Terlebih lagi, pada amalan ruqyah ini terdapat unsur ta’awun (tolong-menolong) syar’i dalam upaya melepaskan saudara kita dari belenggu yang memberatkan dirinya. Dalil-dalil yang menunjukkan ruqyah sebagai salah satu bentuk ibadah terlalu banyak. Di antaranya, Allah subhanahu wa ta’ala berfirman:
“Tolong-menolonglah kalian di dalam kebajikan dan ketaqwaan dan jangan kalian tolong-menolong di dalam perbuatan dosa dan permusuhan.” (al-Maidah: 2)
Rasulullah shallallahu ‘alaihi wa sallam bersabda:
“Barangsiapa melepaskan saudaranya dari kesulitan di dunia, niscaya Allah akan melepaskannya dari kesulitan-kesulitan pada hari kiamat. Dan barangsiapa memberikan kemudahan bagi saudaranya yang mendapatkan kesulitan, niscaya Allah akan memudahkan urusannya di dunia dan di akhirat. Serta barangsiapa menyembunyikan aib saudaranya, maka Allah akan menyembunyikan aibnya di dunia dan akhirat. Pertolongan Allah selalu menyertai seorang hamba, selama hamba itu menolong saudaranya.”1
“Dari Salim, dari bapaknya (Ibnu ‘Umar), bahwa Rasulullah shallallahu ‘alaihi wa sallam bersabda: ‘Seorang muslim merupakan saudara muslim lainnya. Maka tidak boleh mendzaliminya dan tidak boleh menyerahkannya (kepada musuh). Barangsiapa memenuhi hajat saudaranya, niscaya Allah akan selalu memenuhi hajatnya. Dan barangsiapa mengeluarkan saudaranya dari kesulitan, niscaya Allah akan mengeluarkannya dari kesulitan pada hari kiamat. Dan barangsiapa menutupi aib saudaranya, niscaya Allah akan menutupi aibnya pada hari kiamat.”2
“Dari ‘Aisyah radhiallahu ‘anha bahwa Nabi meniup dirinya ketika sakit di akhir hayat beliau dengan al-mu’awwidzat. Dan ketika berat atas beliau (untuk melakukannya), (kata ‘Aisyah) sayalah yang meniupkan untuk beliau, lalu saya mengusapnya dengan tangan beliau sendiri karena barakah yang terkandung padanya.”3
“Dari Ummu Salamah radhiallahu ‘anha bahwa Nabi shallallahu ‘alaihi wa sallam melihat di rumahnya seorang budak wanita dan di wajahnya terdapat warna (kehitaman) maka (beliau berkata): ‘Ruqyahlah dia, sesungguhnya dia terkena penyakit ‘ain (pandangan jahat).”4
Dari dalil-dalil di atas maka jelas bahwa ruqyah itu merupakan sebuah ibadah kepada Allah subhanahu wa ta’ala.
Syarat Ibadah
Karena ruqyah itu merupakan sebuah ibadah, sudah barang tentu akan bernilai ibadah di sisi Allah subhanahu wa ta’ala jika dibangun di atas aqidah tauhid yang benar, sebagaimana firman Allah subhanahu wa ta’ala:
“Dan tidaklah Aku menciptakan jin dan manusia melainkan agar mereka menyembah-Ku.” (adz-Dzariyat: 56)

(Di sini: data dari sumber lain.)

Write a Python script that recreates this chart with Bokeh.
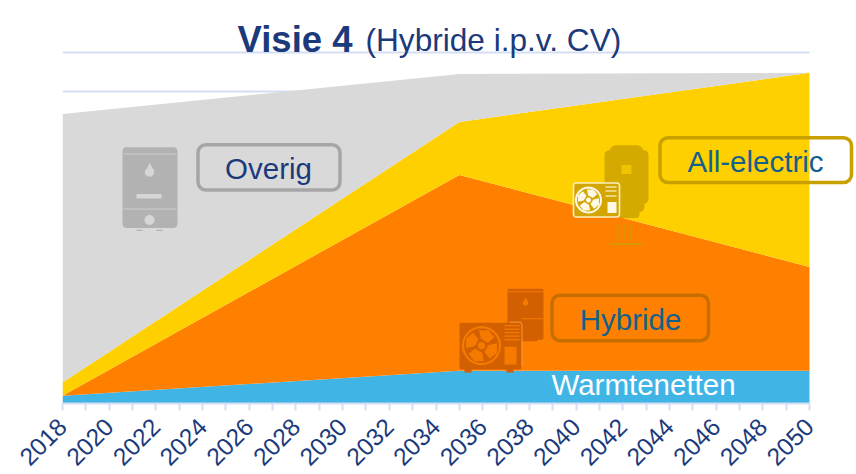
import math
from bokeh.plotting import figure
from bokeh.models import BoxAnnotation, Label, FixedTicker, Range1d, ColumnDataSource
from bokeh.embed import file_html
from bokeh.resources import INLINE

years = [2018, 2035, 2050]
warmtenetten = [0.20, 0.84, 0.84]
hybride = [0.00, 5.02, 2.66]
all_electric = [0.34, 1.36, 4.98]
overig = [6.88, 1.23, 0.00]
series = ["warmtenetten", "hybride", "all_electric", "overig"]
colors = ["#41b4e6", "#ff8000", "#ffd000", "#d9d9d9"]
major_years = list(range(2018, 2051, 2))
minor_years = list(range(2019, 2050, 2))
grid_values = [8, 9]

FONT = "Liberation Sans"
NAVY = "#1b3a7b"
TEAL = "#14608c"
W, H = 856, 476
L, R, T, B = 63, 810, 0, 404
UX = (R - L) / 32
UY = 39.1


def X(px):
    return 2018 + (px - L) / UX


def Y(py):
    return (B - py) / UY


p = figure(width=W, height=H, output_backend="svg", toolbar_location=None,
           x_range=Range1d(2018, X(W + 1)), y_range=Range1d(0, Y(T)),
           min_border_left=L - 1, min_border_right=0, min_border_top=0, min_border_bottom=H - B,
           outline_line_color=None, background_fill_color="white", border_fill_color="white")
p.margin = (0, 0, -2, 0)
p.yaxis.visible = False
p.grid.visible = False

ax = p.xaxis[0]
ax.bounds = (2018, 2050)
ax.ticker = FixedTicker(ticks=major_years, minor_ticks=minor_years)
ax.major_label_orientation = math.pi / 4
ax.major_label_text_font = FONT
ax.major_label_text_font_size = "24.5px"
ax.major_label_text_color = NAVY
ax.major_label_standoff = 12
ax.axis_line_color = "#d3def4"
ax.axis_line_width = 2
ax.major_tick_line_color = "#d3def4"
ax.minor_tick_line_color = "#d3def4"
ax.major_tick_line_width = 2
ax.minor_tick_line_width = 2
ax.major_tick_in = 0
ax.major_tick_out = 7
ax.minor_tick_in = 0
ax.minor_tick_out = 7
ax.formatter.use_scientific = False

p.segment(x0=[2018] * len(grid_values), x1=[2050] * len(grid_values), y0=grid_values, y1=grid_values,
          line_color="#d3def4", line_width=2)

source = ColumnDataSource(dict(years=years, warmtenetten=warmtenetten, hybride=hybride,
                               all_electric=all_electric, overig=overig))
p.varea_stack(series, x="years", color=colors, source=source)


def poly(pts, color, alpha=1.0):
    p.patch([X(a) for a, _ in pts], [Y(b) for _, b in pts], fill_color=color,
            fill_alpha=alpha, line_color=None)


def rrect(l, t, r, b, rad, color, outline=None, lw=1.5):
    pts = []
    corners = [(r - rad, t + rad, -90), (r - rad, b - rad, 0), (l + rad, b - rad, 90), (l + rad, t + rad, 180)]
    for cx, cy, start in corners:
        for i in range(7):
            a = math.radians(start + i * 15)
            pts.append((cx + rad * math.cos(a), cy + rad * math.sin(a)))
    xs = [X(a) for a, _ in pts]
    ys = [Y(b_) for _, b_ in pts]
    p.patch(xs, ys, fill_color=color, line_color=outline, line_width=lw)


def disc(cx, cy, r, color, outline=None, lw=1.5):
    pts = [(cx + r * math.cos(math.radians(a)), cy + r * math.sin(math.radians(a))) for a in range(0, 360, 10)]
    p.patch([X(a) for a, _ in pts], [Y(b) for _, b in pts], fill_color=color, line_color=outline, line_width=lw)


def stroke(pts, color, lw=1.5, alpha=1.0):
    p.line([X(a) for a, _ in pts], [Y(b) for _, b in pts], line_color=color, line_width=lw, line_alpha=alpha)


def flame(cx, cy, s, color):
    pts = [(0, -1), (0.25, -0.5), (0.6, 0.0), (0.62, 0.45), (0.3, 0.85), (-0.3, 0.85),
           (-0.62, 0.45), (-0.6, 0.05), (-0.3, -0.25), (-0.15, -0.5)]
    poly([(cx + a * s, cy + b * s) for a, b in pts], color)


def fan(cx, cy, r, bg, fg, lw):
    disc(cx, cy, r, bg, outline=fg, lw=lw)
    for k in range(4):
        base = 25 + k * 90
        pts = []
        for a, rr in [(-30, 0.38), (-34, 0.85), (0, 0.92), (32, 0.84), (40, 0.38)]:
            t = math.radians(base + a)
            pts.append((cx + rr * r * math.cos(t), cy + rr * r * math.sin(t)))
        poly(pts, fg)
    disc(cx, cy, r * 0.2, fg)


# boiler, Overig
GB = "#b2b2b2"
GL = "#c4c4c4"
rrect(123, 147, 178, 228, 4, GB)
stroke([(124, 154), (177, 154)], GL, 1.5)
stroke([(124, 209), (177, 209)], GL, 1.5)
flame(150, 170, 7.5, "#d6d6d6")
poly([(137, 194), (162, 194), (162, 198.5), (137, 198.5)], "#d6d6d6")
disc(150, 220, 5, "#d6d6d6")
stroke([(137, 230.5), (143, 230.5)], GB, 1.2)
stroke([(157, 230.5), (163, 230.5)], GB, 1.2)

# tank and heat pump, All-electric
G = "#d4a900"
rrect(610, 145, 644, 160, 7, G)
rrect(605, 150, 649, 204, 5, G)
rrect(612, 198, 645, 212, 5, G)
rrect(617, 208, 640, 218, 3, G)
poly([(622, 165), (632, 165), (632, 174), (622, 174)], "#f0c400")
for x0 in (619, 625, 631):
    stroke([(x0 + 1, 224), (x0 - 1, 228), (x0 + 2, 232), (x0 - 1, 236), (x0 + 1, 241)], "#d49a00", 1.4)
stroke([(611, 244), (642, 244)], "#d49a00", 2)
rrect(574, 183, 620, 217, 2.5, "#d3a500", outline="#fbeec0", lw=1.6)
fan(589, 200, 12.5, "#d3a500", "#fff8e4", 2)
poly([(608, 202), (617, 202), (617, 213), (608, 213)], "#fff8e4")
for yy in (187, 191, 196):
    stroke([(606, yy), (617, yy)], "#f7e4a0", 1.6)

# boiler and heat pump, Hybride
D = "#d25f00"
Lt = "#f57a00"
rrect(508, 289, 544, 340, 1.5, D)
stroke([(508, 292), (544, 292)], Lt, 1)
stroke([(522, 319), (544, 319)], Lt, 1)
flame(526, 302, 4.5, Lt)
stroke([(520, 340.5), (538, 340.5)], D, 2)
rrect(460, 323, 522, 370, 1.5, D, outline=None)
stroke([(510, 322.5), (521, 322.5), (522.5, 325), (522.5, 367)], "#f59030", 1.2)
fan(482, 346, 18.5, D, Lt, 2.2)
for yy in (326, 329.5, 333, 336.5, 340):
    stroke([(505, yy), (520, yy)], Lt, 1.3)
poly([(505, 347), (517, 347), (517, 365), (505, 365)], Lt)
poly([(465, 369), (472, 369), (472, 373), (465, 373)], D)
poly([(507, 369), (514, 369), (514, 373), (507, 373)], D)

# legend boxes
for l, t, r, b, c in [(198.5, 144.5, 340.5, 190, "#a6a6a6"),
                      (660.5, 137.5, 852, 182.5, "#c8a000"),
                      (552.5, 295.5, 709, 341, "#c66e00")]:
    p.add_layout(BoxAnnotation(left=X(l), right=X(r), top=Y(t), bottom=Y(b), fill_alpha=0,
                               line_color=c, line_alpha=1, line_width=3.5, border_radius=8, level="overlay"))

for txt, cx, cy, col in [("Overig", 269, 168, NAVY), ("All-electric", 756, 161, TEAL),
                         ("Hybride", 631, 320, TEAL), ("Warmtenetten", 644, 385, "white")]:
    p.add_layout(Label(x=X(cx), y=Y(cy), text=txt, text_font=FONT, text_font_size="29.5px",
                       text_color=col, text_align="center", text_baseline="middle"))

p.add_layout(Label(x=X(238), y=Y(39.5), text="Visie 4", text_font=FONT, text_font_size="36.5px",
                   text_font_style="bold", text_color=NAVY, text_align="left", text_baseline="alphabetic"))
p.add_layout(Label(x=X(366), y=Y(39.5), text="(Hybride i.p.v. CV)", text_font=FONT, text_font_size="31.6px",
                   text_color=NAVY, text_align="left", text_baseline="alphabetic"))

open("out.html", "w").write(file_html(p, INLINE))
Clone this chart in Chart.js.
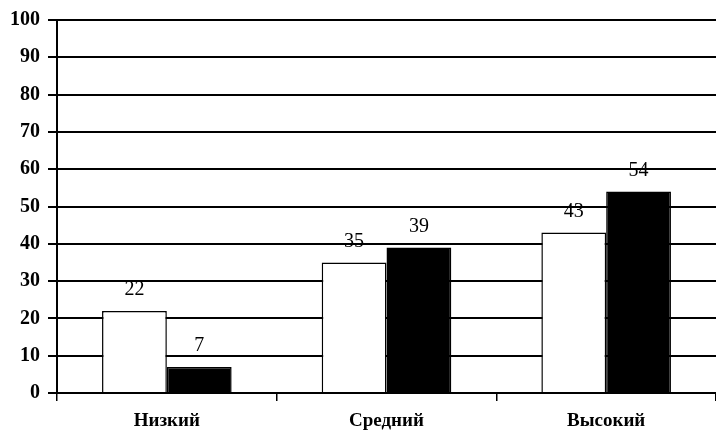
<!DOCTYPE html>
<html>
<head>
<meta charset="utf-8">
<script src="https://cdn.jsdelivr.net/npm/chart.js@4"></script>
<style>
  html, body { margin: 0; padding: 0; background: #fff; }
  #chart { display: block; }
</style>
</head>
<body>
<canvas id="chart" width="716" height="438"></canvas>
<script>
const categories = ['Низкий', 'Средний', 'Высокий'];
const whiteValues = [22, 35, 43];
const blackValues = [7, 39, 54];
const yTicks = [0, 10, 20, 30, 40, 50, 60, 70, 80, 90, 100];

// draw the value above every bar
const valueLabels = {
    id: 'valueLabels',
    afterDatasetsDraw(chart) {
        const ctx = chart.ctx;
        ctx.save();
        ctx.fillStyle = '#000';
        ctx.font = "20px 'Liberation Serif'";
        ctx.textAlign = 'center';
        ctx.textBaseline = 'bottom';
        chart.data.datasets.forEach((ds, i) => {
            chart.getDatasetMeta(i).data.forEach((bar, j) => {
                ctx.fillText(ds.data[j], bar.x, bar.y - 11);
            });
        });
        ctx.restore();
    }
};

new Chart(document.getElementById('chart'), {
    type: 'bar',
    data: {
        labels: categories,
        datasets: [
            {
                data: whiteValues,
                backgroundColor: '#fff',
                borderColor: '#000',
                borderWidth: 1.5,
                categoryPercentage: 0.59,
                barPercentage: 1.0
            },
            {
                data: blackValues,
                backgroundColor: '#000',
                borderColor: '#000',
                borderWidth: 1.5,
                categoryPercentage: 0.59,
                barPercentage: 1.0
            }
        ]
    },
    options: {
        responsive: false,
        animation: false,
        layout: { padding: { top: 18, right: 0, bottom: 6, left: 0 } },
        plugins: {
            legend: { display: false },
            tooltip: { enabled: false }
        },
        scales: {
            x: {
                grid: {
                    drawOnChartArea: false,
                    drawTicks: true,
                    tickLength: 8,
                    color: '#000',
                    lineWidth: 1.5
                },
                border: { color: '#000', width: 2 },
                ticks: {
                    color: '#000',
                    padding: 9,
                    font: { family: 'Liberation Serif', size: 19, weight: 'bold' }
                },
                afterFit(scale) { scale.height = 39; }
            },
            y: {
                min: 0,
                max: 100,
                afterBuildTicks(scale) { scale.ticks = yTicks.map(v => ({ value: v })); },
                grid: {
                    color: '#000',
                    lineWidth: 2,
                    tickLength: 9
                },
                border: { color: '#000', width: 2 },
                ticks: {
                    color: '#000',
                    padding: 8,
                    font: { family: 'Liberation Serif', size: 20, weight: 'bold' }
                },
                afterFit(scale) { scale.width = 57; }
            }
        }
    },
    plugins: [valueLabels]
});
</script>
</body>
</html>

Abdullah bin ‘Abbas radhiallahu ‘anhuma mengatakan illa liya’buduuni artinya: “Agar mereka mengakui peribadatan adalah milik-Ku, baik dalam keadaan suka ataupun terpaksa.” (Lihat Tafsir Ibnu Katsir, 4/246)
Al-Imam Al-Qurthubi rahimahullah mengatakan: “(Maknanya adalah) tidaklah Aku menciptakan orang-orang yang mendapatkan kebahagiaan dari kalangan jin dan manusia, melainkan (karena) mereka mentauhidkan-Ku.”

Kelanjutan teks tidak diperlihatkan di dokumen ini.